A Data-Driven State Aggregation Approach for Dynamic Discrete Choice Models

In dynamic discrete choice models, a commonly studied problem is estimating parameters of agent reward functions (also known as ’structural’ parameters) using agent behavioral data. This task is also known as inverse reinforcement learning. Maximum likelihood estimation for such models requires dynamic programming, which is limited by the curse of dimensionality [Bellman, 1957]. In this work, we present a novel algorithm that provides a data-driven method for selecting and aggregating states, which lowers the computational and sample complexity of estimation. Our method works in two stages. First, we estimate agent Qfunctions, and leverage them alongside a clustering algorithm to select a subset of states that are most pivotal for driving changes in Q-functions.
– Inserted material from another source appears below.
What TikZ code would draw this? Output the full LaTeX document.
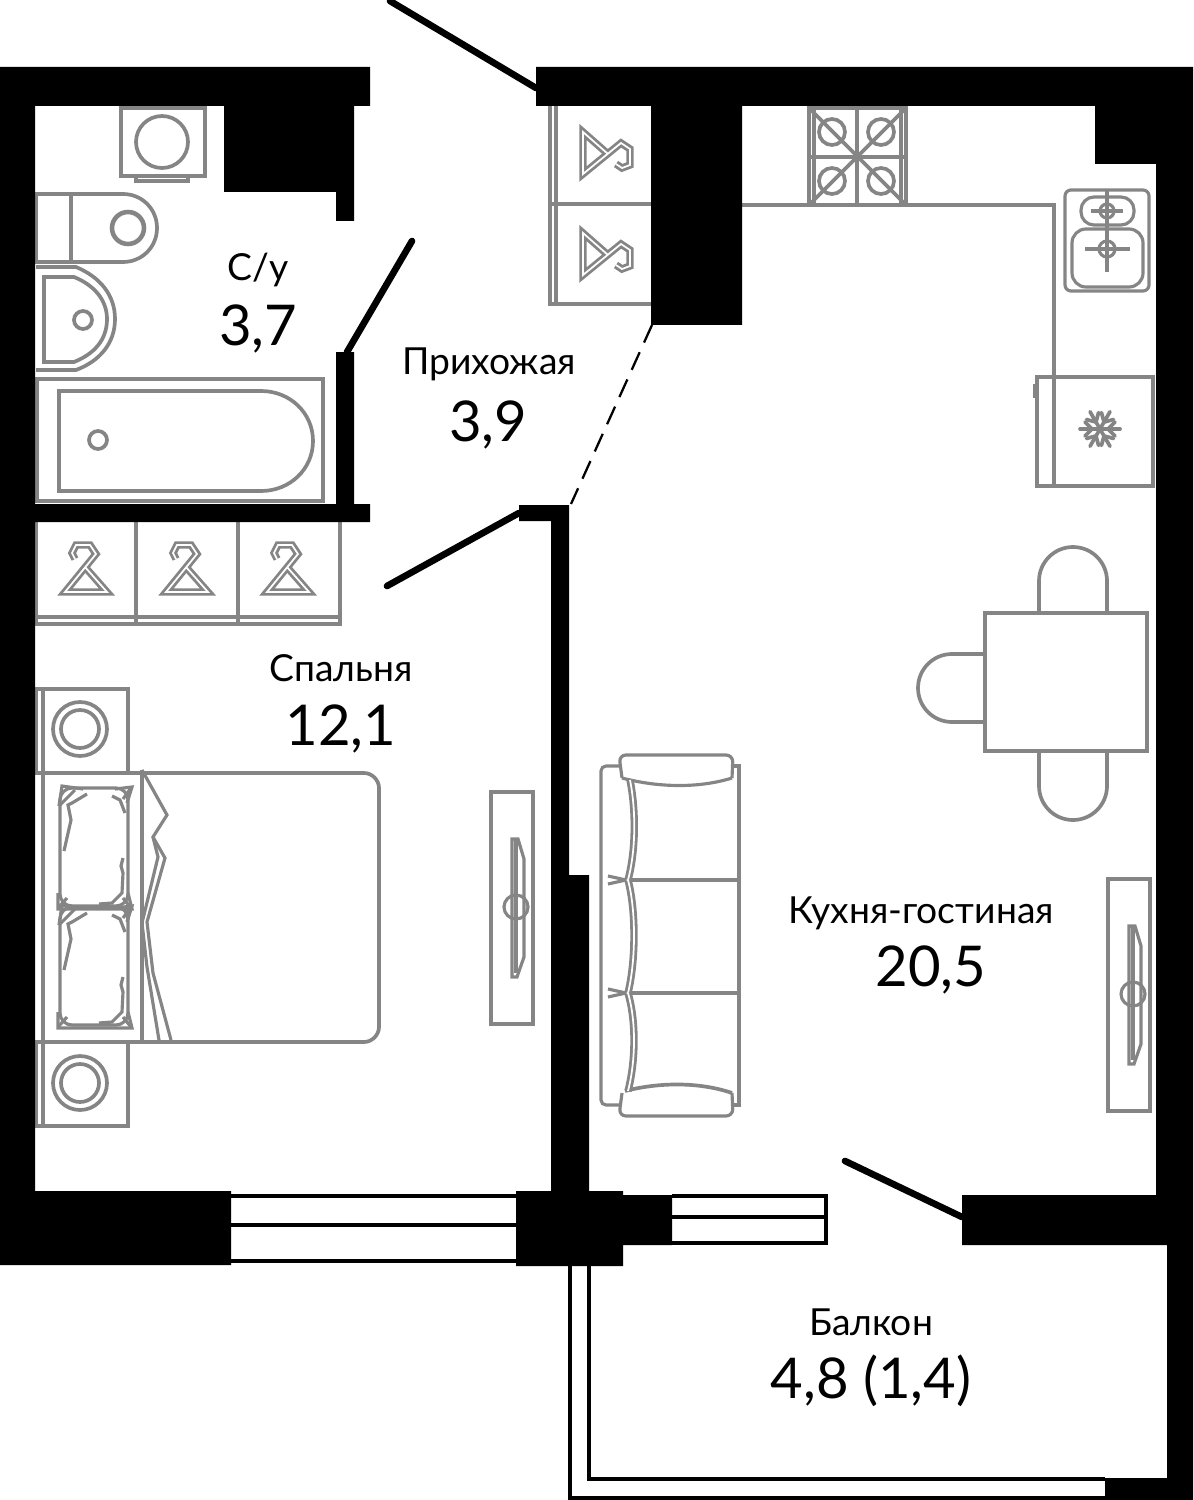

Second, with these selected "aggregated" states, we conduct maximum likelihood estimation using a popular nested fixed-point algorithm [Rust, 1987]. The proposed two-stage approach mitigates the curse of dimensionality by reducing the problem dimension. Theoretically, we derive finite-sample bounds on the associated estimation error, which also characterize the trade-off of computational complexity, estimation error, and sample complexity. We demonstrate the empirical performance of the algorithm in two classic dynamic discrete choice estimation applications.